The complex code expansion I believe is expected since this is a fusing dot operation. Note that you get something similar with expand(:(a .+ b .- c)), for example.

As for this bug (and the fact that those workarounds work!), that is bizarre...

joshbode commented 7 years ago

I'm not sure the expansion is correct... it involves the expression-head :composite_type for example, which sounds like the dot might be being interpreted as field access perhaps? Don't know enough about the parser, but looks strange to me.

Also, for your example, the same trick works:

0.6.0-rc3.0> expand(:(a .+ begin b .- c end))
:($(Expr(:thunk, CodeInfo(:(begin
        # meta: location REPL[50] # REPL[50], line 1:
        # meta: pop location
        SSAValue(0) = (Base.broadcast)(-, b, c)
        return (Base.broadcast)(+, a, SSAValue(0))
    end)))))

Reported upstream, in any case - I don't think this is specifically a DataArrays issue.

ararslan commented 7 years ago

Indeed. Thanks for the report. In the meantime I'll see if there's anything we can do here to work around the weird return type.

joshbode commented 7 years ago

No worries. In the meantime, I guess !isna.(x) does work - though !(::BitArray) is now deprecated (which is how I got here in the first place!).

ararslan commented 7 years ago

broadcast(!, isna.(x)) has the right return type (though oddly enough broadcast(!isna, x) does not), so you could do that for now if you want to avoid the deprecation warnings.
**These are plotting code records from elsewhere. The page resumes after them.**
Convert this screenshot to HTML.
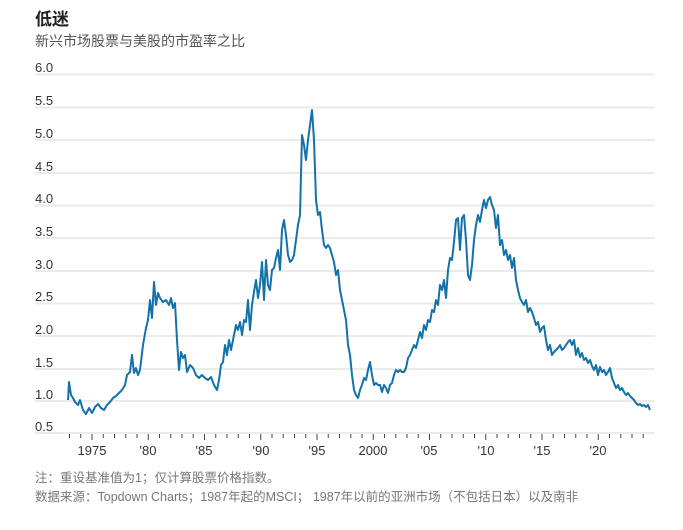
<!DOCTYPE html>
<html><head><meta charset="utf-8"><style>
body{margin:0;background:#fff;width:683px;height:525px;overflow:hidden;font-family:"Liberation Sans","Noto Sans CJK SC",sans-serif}
</style></head><body>
<svg width="683" height="525" xmlns="http://www.w3.org/2000/svg" style="font-family:'Liberation Sans','Noto Sans CJK SC',sans-serif">
<text x="35" y="25" font-size="17" font-weight="bold" fill="#222">低迷</text>
<text x="35" y="46" font-size="14" fill="#555">新兴市场股票与美股的市盈率之比</text>
<g stroke="#ebebeb" stroke-width="2">
<line x1="35" x2="655" y1="74.5" y2="74.5"/><line x1="35" x2="655" y1="107.5" y2="107.5"/>
<line x1="35" x2="655" y1="140" y2="140"/><line x1="35" x2="655" y1="173" y2="173"/>
<line x1="35" x2="655" y1="205.5" y2="205.5"/><line x1="35" x2="655" y1="238" y2="238"/>
<line x1="35" x2="655" y1="271" y2="271"/><line x1="35" x2="655" y1="303.5" y2="303.5"/>
<line x1="35" x2="655" y1="336" y2="336"/><line x1="35" x2="655" y1="369" y2="369"/>
<line x1="35" x2="655" y1="401" y2="401"/><line x1="35" x2="655" y1="433" y2="433"/>
</g>
<g font-size="13" fill="#333">
<text x="35" y="72">6.0</text><text x="35" y="105">5.5</text><text x="35" y="138">5.0</text>
<text x="35" y="171">4.5</text><text x="35" y="203">4.0</text><text x="35" y="236">3.5</text>
<text x="35" y="269">3.0</text><text x="35" y="301">2.5</text><text x="35" y="334">2.0</text>
<text x="35" y="367">1.5</text><text x="35" y="399">1.0</text><text x="35" y="431">0.5</text>
</g>
<g stroke="#444" stroke-width="1">
<line x1="69.5" x2="69.5" y1="434" y2="438"/><line x1="80.75" x2="80.75" y1="434" y2="438"/>
<line x1="92" x2="92" y1="434" y2="440"/><line x1="103.25" x2="103.25" y1="434" y2="438"/>
<line x1="114.5" x2="114.5" y1="434" y2="438"/><line x1="125.75" x2="125.75" y1="434" y2="438"/>
<line x1="137" x2="137" y1="434" y2="438"/><line x1="148.25" x2="148.25" y1="434" y2="440"/>
<line x1="159.5" x2="159.5" y1="434" y2="438"/><line x1="170.75" x2="170.75" y1="434" y2="438"/>
<line x1="182" x2="182" y1="434" y2="438"/><line x1="193.25" x2="193.25" y1="434" y2="438"/>
<line x1="204.5" x2="204.5" y1="434" y2="440"/><line x1="215.75" x2="215.75" y1="434" y2="438"/>
<line x1="227" x2="227" y1="434" y2="438"/><line x1="238.25" x2="238.25" y1="434" y2="438"/>
<line x1="249.5" x2="249.5" y1="434" y2="438"/><line x1="260.75" x2="260.75" y1="434" y2="440"/>
<line x1="272" x2="272" y1="434" y2="438"/><line x1="283.25" x2="283.25" y1="434" y2="438"/>
<line x1="294.5" x2="294.5" y1="434" y2="438"/><line x1="305.75" x2="305.75" y1="434" y2="438"/>
<line x1="317" x2="317" y1="434" y2="440"/><line x1="328.25" x2="328.25" y1="434" y2="438"/>
<line x1="339.5" x2="339.5" y1="434" y2="438"/><line x1="350.75" x2="350.75" y1="434" y2="438"/>
<line x1="362" x2="362" y1="434" y2="438"/><line x1="373.25" x2="373.25" y1="434" y2="440"/>
<line x1="384.5" x2="384.5" y1="434" y2="438"/><line x1="395.75" x2="395.75" y1="434" y2="438"/>
<line x1="407" x2="407" y1="434" y2="438"/><line x1="418.25" x2="418.25" y1="434" y2="438"/>
<line x1="429.5" x2="429.5" y1="434" y2="440"/><line x1="440.75" x2="440.75" y1="434" y2="438"/>
<line x1="452" x2="452" y1="434" y2="438"/><line x1="463.25" x2="463.25" y1="434" y2="438"/>
<line x1="474.5" x2="474.5" y1="434" y2="438"/><line x1="485.75" x2="485.75" y1="434" y2="440"/>
<line x1="497" x2="497" y1="434" y2="438"/><line x1="508.25" x2="508.25" y1="434" y2="438"/>
<line x1="519.5" x2="519.5" y1="434" y2="438"/><line x1="530.75" x2="530.75" y1="434" y2="438"/>
<line x1="542" x2="542" y1="434" y2="440"/><line x1="553.25" x2="553.25" y1="434" y2="438"/>
<line x1="564.5" x2="564.5" y1="434" y2="438"/><line x1="575.75" x2="575.75" y1="434" y2="438"/>
<line x1="587" x2="587" y1="434" y2="438"/><line x1="598.25" x2="598.25" y1="434" y2="440"/>
<line x1="609.5" x2="609.5" y1="434" y2="438"/><line x1="620.75" x2="620.75" y1="434" y2="438"/>
<line x1="632" x2="632" y1="434" y2="438"/><line x1="643.25" x2="643.25" y1="434" y2="438"/>
</g>
<g font-size="13" fill="#333" text-anchor="middle">
<text x="92" y="455">1975</text><text x="148" y="455">'80</text><text x="204" y="455">'85</text>
<text x="261" y="455">'90</text><text x="317" y="455">'95</text><text x="373" y="455">2000</text>
<text x="429" y="455">'05</text><text x="486" y="455">'10</text><text x="542" y="455">'15</text>
<text x="598" y="455">'20</text>
</g>
<polyline fill="none" stroke="#1272a9" stroke-width="2" stroke-linejoin="round" points="68,400 69,382 71,395 73,398 75,402 78,405 80,400 83,410 86,414 89,408 92,413 95,407 98,404 101,408 104,410 107,405 110,402 113,398 116,396 119,393 122,390 125,385 127,375 130,372 132,355 134,373 136,368 138,375 140,370 143,345 146,328 148,320 150,300 152,318 154,282 156,305 158,293 160,298 163,302 166,300 169,305 171,298 173,308 175,303 177,340 179,370 181,352 183,358 185,355 187,372 190,365 193,368 196,375 199,378 202,375 205,378 208,380 211,377 214,385 217,390 219,380 221,365 223,362 225,345 227,355 229,340 231,350 234,335 236,325 238,330 240,322 242,335 244,320 246,322 248,300 250,330 252,305 254,292 256,280 258,298 260,285 262,262 264,300 266,260 268,285 270,290 272,270 274,268 276,258 278,250 280,270 282,230 284,220 286,235 288,255 290,262 292,260 294,255 296,240 298,225 300,215 302,135 304,145 306,160 308,140 310,125 312,110 314,140 316,200 318,215 320,212 322,230 324,245 326,248 328,245 330,248 332,255 334,262 336,275 338,270 340,290 342,300 344,310 346,320 348,345 350,355 352,375 354,390 356,395 358,398 360,390 362,385 364,378 366,380 368,370 370,362 372,375 374,385 376,383 378,385 380,385 382,392 384,385 386,388 388,393 390,385 392,383 394,375 396,370 398,372 400,370 402,372 404,372 406,368 408,358 410,355 412,350 414,345 416,348 418,340 420,332 422,338 424,325 426,330 428,320 430,322 432,310 434,312 436,300 438,305 440,285 442,290 444,280 446,298 448,270 450,258 452,260 454,242 456,220 458,218 460,250 462,218 464,215 466,240 468,275 470,280 472,265 474,240 476,225 478,215 480,222 482,210 484,200 486,208 488,200 490,197 492,205 494,210 496,228 498,215 500,245 502,240 504,255 506,250 508,260 510,255 512,268 514,258 516,280 518,290 520,298 522,302 524,305 526,300 528,312 530,308 532,312 534,318 536,325 538,322 540,332 542,328 544,326 546,340 548,350 550,345 552,355 554,352 556,350 558,348 560,345 562,350 564,348 566,345 568,342 570,340 572,345 574,340 576,355 578,348 580,357 582,353 584,360 586,358 588,363 590,360 592,366 594,370 596,365 598,375 600,367 602,372 604,370 606,375 608,372 610,368 612,378 614,383 616,388 618,385 620,390 622,388 624,392 626,395 628,393 630,396 632,398 634,400 636,403 638,405 640,404 642,406 644,405 646,407 648,405 650,410"/>
<text x="35" y="482" font-size="12.5" fill="#777">注：重设基准值为1；仅计算股票价格指数。</text>
<text x="35" y="501" font-size="12.5" fill="#777">数据来源：Topdown Charts；1987年起的MSCI； 1987年以前的亚洲市场（不包括日本）以及南非</text>
</svg>
</body></html>
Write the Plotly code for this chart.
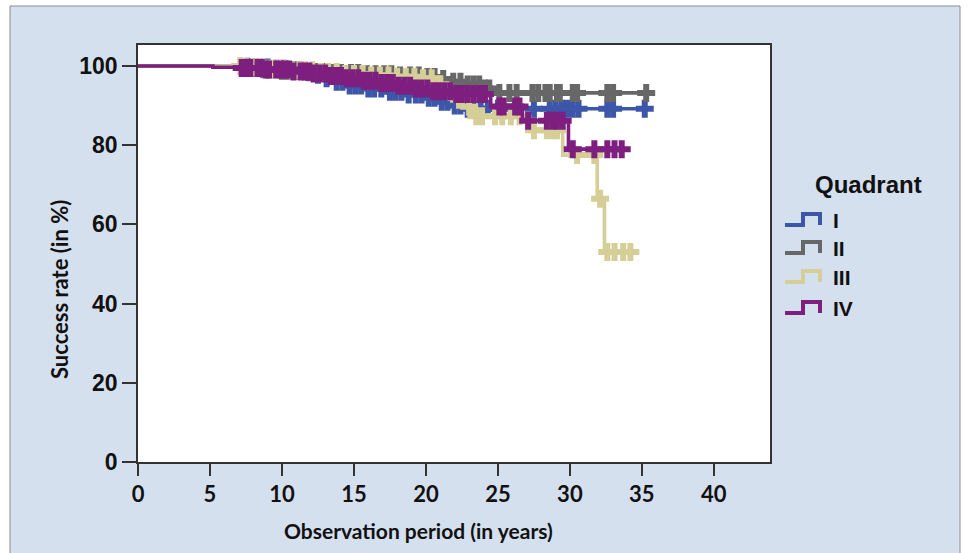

joshbode commented 7 years ago

Good idea - thanks

nalimilan commented 7 years ago

I think this is https://github.com/JuliaLang/julia/issues/19313. The problem is that multiple operations using the dot syntax are fused into a single one by the parser, so broadcast is not called on isna, but on x -> !isna(x), and the special-casing to return a BitArray rather than a DataArray{Bool} isn't used.

joshbode commented 7 years ago

Yep - looks like the same issue

ararslan commented 7 years ago

Unfortunately with fused broadcast there doesn't appear to be an easy way to specialize on a combination of functions, so we'll have to find another way to make .!isna.(x) return the desired BitArray...

nalimilan commented 7 years ago

I don't think there's a solution with the current system unfortunately. Except undeprecating isna(x)...

joshbode commented 7 years ago

In the meantime, apart from not being able to entirely control the return vector type, I'm appreciating how awesome the broadcast-dot-syntax and loop fusion is :)

ararslan commented 7 years ago

I don't think we should remove the implicitly vectorized isna deprecation, since then we're in conflict with how things are done in Base. Until we can figure something out, be it a change in Base for 0.7 or some way to work around it in 0.6, we can just recommend map(!, isna.(x)) (equivalent and shorter than broadcast(!, isna.(x))), I guess. :/

nalimilan commented 7 years ago

I don't think undeprecating vectorized isna is a real problem. Thanks to the deprecation, all places which could use the new syntax have been changed now, and people are familiar with it. So we could silently reintroduce it for this problematic case, and deprecate it after 0.7 will have provided a way to fix this. broadcast(!, isna.(x))) is kind of hard to discover.